# EXERCISE DESCRIPTION
Skip the pictures and extract all of the lines exactly as written.
##### STORED DATA
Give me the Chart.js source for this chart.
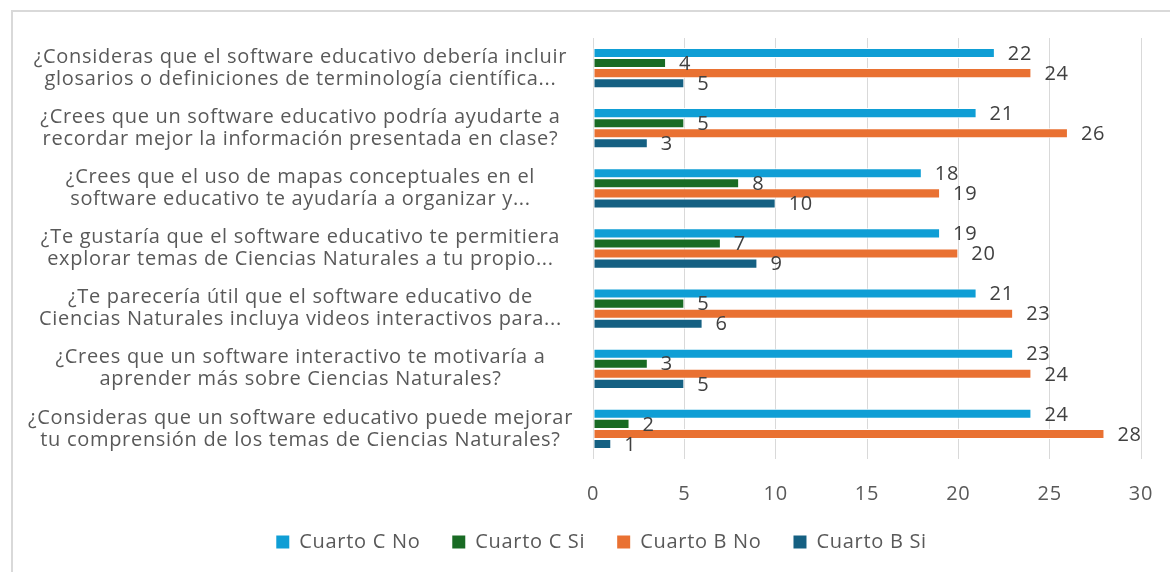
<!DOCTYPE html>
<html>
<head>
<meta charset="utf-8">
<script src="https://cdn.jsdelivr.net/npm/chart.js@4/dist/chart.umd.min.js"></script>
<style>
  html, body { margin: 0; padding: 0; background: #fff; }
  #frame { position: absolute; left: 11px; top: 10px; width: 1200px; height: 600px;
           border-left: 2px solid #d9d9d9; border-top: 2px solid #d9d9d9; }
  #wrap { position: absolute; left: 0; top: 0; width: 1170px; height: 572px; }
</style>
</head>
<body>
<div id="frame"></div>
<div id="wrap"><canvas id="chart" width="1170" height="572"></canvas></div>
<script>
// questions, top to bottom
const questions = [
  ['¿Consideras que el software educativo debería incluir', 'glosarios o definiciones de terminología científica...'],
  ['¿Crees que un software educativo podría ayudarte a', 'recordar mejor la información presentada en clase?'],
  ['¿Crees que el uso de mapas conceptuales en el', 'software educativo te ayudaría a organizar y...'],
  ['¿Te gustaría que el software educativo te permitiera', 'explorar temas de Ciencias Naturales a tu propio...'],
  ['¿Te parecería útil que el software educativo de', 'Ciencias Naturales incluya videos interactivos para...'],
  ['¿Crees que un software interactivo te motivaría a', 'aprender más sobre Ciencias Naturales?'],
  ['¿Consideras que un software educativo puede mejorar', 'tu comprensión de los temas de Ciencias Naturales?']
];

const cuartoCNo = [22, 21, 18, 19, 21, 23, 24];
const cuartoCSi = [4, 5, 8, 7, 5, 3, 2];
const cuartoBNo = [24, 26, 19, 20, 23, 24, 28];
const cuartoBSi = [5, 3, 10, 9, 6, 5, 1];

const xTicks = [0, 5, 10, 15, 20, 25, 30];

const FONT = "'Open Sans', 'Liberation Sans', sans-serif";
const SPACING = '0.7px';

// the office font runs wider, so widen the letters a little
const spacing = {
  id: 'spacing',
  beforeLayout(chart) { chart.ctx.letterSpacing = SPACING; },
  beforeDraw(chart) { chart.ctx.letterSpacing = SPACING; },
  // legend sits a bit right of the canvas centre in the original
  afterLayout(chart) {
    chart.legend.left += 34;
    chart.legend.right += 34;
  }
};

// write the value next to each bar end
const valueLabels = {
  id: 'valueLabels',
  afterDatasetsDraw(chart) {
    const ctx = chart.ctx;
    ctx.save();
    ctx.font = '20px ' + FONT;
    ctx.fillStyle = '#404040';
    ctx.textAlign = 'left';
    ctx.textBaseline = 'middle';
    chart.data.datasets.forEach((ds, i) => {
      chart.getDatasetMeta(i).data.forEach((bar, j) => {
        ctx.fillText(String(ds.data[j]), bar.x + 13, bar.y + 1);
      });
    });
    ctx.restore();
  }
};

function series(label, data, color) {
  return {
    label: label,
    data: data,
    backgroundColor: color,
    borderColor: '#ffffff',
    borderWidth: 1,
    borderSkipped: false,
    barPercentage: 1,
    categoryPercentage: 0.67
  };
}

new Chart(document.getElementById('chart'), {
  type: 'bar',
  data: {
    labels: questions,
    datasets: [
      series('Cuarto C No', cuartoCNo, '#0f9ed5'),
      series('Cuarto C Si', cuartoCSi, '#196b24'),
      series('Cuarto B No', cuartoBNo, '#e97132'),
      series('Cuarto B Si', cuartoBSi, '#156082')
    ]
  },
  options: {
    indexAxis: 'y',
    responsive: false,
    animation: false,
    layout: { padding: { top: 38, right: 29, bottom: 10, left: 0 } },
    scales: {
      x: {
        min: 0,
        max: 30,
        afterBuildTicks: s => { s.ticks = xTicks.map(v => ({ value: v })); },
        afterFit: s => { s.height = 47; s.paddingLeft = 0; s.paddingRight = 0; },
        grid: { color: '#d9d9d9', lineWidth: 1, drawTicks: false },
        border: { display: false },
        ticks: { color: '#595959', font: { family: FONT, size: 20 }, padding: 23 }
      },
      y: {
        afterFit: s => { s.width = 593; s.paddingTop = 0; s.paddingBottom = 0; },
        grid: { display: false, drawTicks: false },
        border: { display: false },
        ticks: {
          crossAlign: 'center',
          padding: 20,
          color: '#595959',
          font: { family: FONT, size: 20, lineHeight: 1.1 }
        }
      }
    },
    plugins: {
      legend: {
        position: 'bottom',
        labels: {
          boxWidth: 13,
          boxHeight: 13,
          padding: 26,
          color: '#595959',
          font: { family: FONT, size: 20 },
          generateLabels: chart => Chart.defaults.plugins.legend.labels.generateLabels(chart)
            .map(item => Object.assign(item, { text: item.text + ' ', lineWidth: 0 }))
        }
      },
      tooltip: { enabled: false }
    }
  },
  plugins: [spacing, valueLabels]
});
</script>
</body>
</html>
##########
# SOLUTION BELOW
Give me the Chart.js source for this chart.
<!DOCTYPE html>
<html>
<head>
<meta charset="utf-8">
<script src="https://cdn.jsdelivr.net/npm/chart.js@4/dist/chart.umd.min.js"></script>
<style>
  html, body { margin: 0; padding: 0; background: #fff; }
  #frame { position: absolute; left: 11px; top: 10px; width: 1200px; height: 600px;
           border-left: 2px solid #d9d9d9; border-top: 2px solid #d9d9d9; }
  #wrap { position: absolute; left: 0; top: 0; width: 1170px; height: 572px; }
</style>
</head>
<body>
<div id="frame"></div>
<div id="wrap"><canvas id="chart" width="1170" height="572"></canvas></div>
<script>
// questions, top to bottom
const questions = [
  ['¿Consideras que el software educativo debería incluir', 'glosarios o definiciones de terminología científica...'],
  ['¿Crees que un software educativo podría ayudarte a', 'recordar mejor la información presentada en clase?'],
  ['¿Crees que el uso de mapas conceptuales en el', 'software educativo te ayudaría a organizar y...'],
  ['¿Te gustaría que el software educativo te permitiera', 'explorar temas de Ciencias Naturales a tu propio...'],
  ['¿Te parecería útil que el software educativo de', 'Ciencias Naturales incluya videos interactivos para...'],
  ['¿Crees que un software interactivo te motivaría a', 'aprender más sobre Ciencias Naturales?'],
  ['¿Consideras que un software educativo puede mejorar', 'tu comprensión de los temas de Ciencias Naturales?']
];

const cuartoCNo = [22, 21, 18, 19, 21, 23, 24];
const cuartoCSi = [4, 5, 8, 7, 5, 3, 2];
const cuartoBNo = [24, 26, 19, 20, 23, 24, 28];
const cuartoBSi = [5, 3, 10, 9, 6, 5, 1];

const xTicks = [0, 5, 10, 15, 20, 25, 30];

const FONT = "'Open Sans', 'Liberation Sans', sans-serif";
const SPACING = '0.7px';

// the office font runs wider, so widen the letters a little
const spacing = {
  id: 'spacing',
  beforeLayout(chart) { chart.ctx.letterSpacing = SPACING; },
  beforeDraw(chart) { chart.ctx.letterSpacing = SPACING; },
  // legend sits a bit right of the canvas centre in the original
  afterLayout(chart) {
    chart.legend.left += 34;
    chart.legend.right += 34;
  }
};

// write the value next to each bar end
const valueLabels = {
  id: 'valueLabels',
  afterDatasetsDraw(chart) {
    const ctx = chart.ctx;
    ctx.save();
    ctx.font = '20px ' + FONT;
    ctx.fillStyle = '#404040';
    ctx.textAlign = 'left';
    ctx.textBaseline = 'middle';
    chart.data.datasets.forEach((ds, i) => {
      chart.getDatasetMeta(i).data.forEach((bar, j) => {
        ctx.fillText(String(ds.data[j]), bar.x + 13, bar.y + 1);
      });
    });
    ctx.restore();
  }
};

function series(label, data, color) {
  return {
    label: label,
    data: data,
    backgroundColor: color,
    borderColor: '#ffffff',
    borderWidth: 1,
    borderSkipped: false,
    barPercentage: 1,
    categoryPercentage: 0.67
  };
}

new Chart(document.getElementById('chart'), {
  type: 'bar',
  data: {
    labels: questions,
    datasets: [
      series('Cuarto C No', cuartoCNo, '#0f9ed5'),
      series('Cuarto C Si', cuartoCSi, '#196b24'),
      series('Cuarto B No', cuartoBNo, '#e97132'),
      series('Cuarto B Si', cuartoBSi, '#156082')
    ]
  },
  options: {
    indexAxis: 'y',
    responsive: false,
    animation: false,
    layout: { padding: { top: 38, right: 29, bottom: 10, left: 0 } },
    scales: {
      x: {
        min: 0,
        max: 30,
        afterBuildTicks: s => { s.ticks = xTicks.map(v => ({ value: v })); },
        afterFit: s => { s.height = 47; s.paddingLeft = 0; s.paddingRight = 0; },
        grid: { color: '#d9d9d9', lineWidth: 1, drawTicks: false },
        border: { display: false },
        ticks: { color: '#595959', font: { family: FONT, size: 20 }, padding: 23 }
      },
      y: {
        afterFit: s => { s.width = 593; s.paddingTop = 0; s.paddingBottom = 0; },
        grid: { display: false, drawTicks: false },
        border: { display: false },
        ticks: {
          crossAlign: 'center',
          padding: 20,
          color: '#595959',
          font: { family: FONT, size: 20, lineHeight: 1.1 }
        }
      }
    },
    plugins: {
      legend: {
        position: 'bottom',
        labels: {
          boxWidth: 13,
          boxHeight: 13,
          padding: 26,
          color: '#595959',
          font: { family: FONT, size: 20 },
          generateLabels: chart => Chart.defaults.plugins.legend.labels.generateLabels(chart)
            .map(item => Object.assign(item, { text: item.text + ' ', lineWidth: 0 }))
        }
      },
      tooltip: { enabled: false }
    }
  },
  plugins: [spacing, valueLabels]
});
</script>
</body>
</html>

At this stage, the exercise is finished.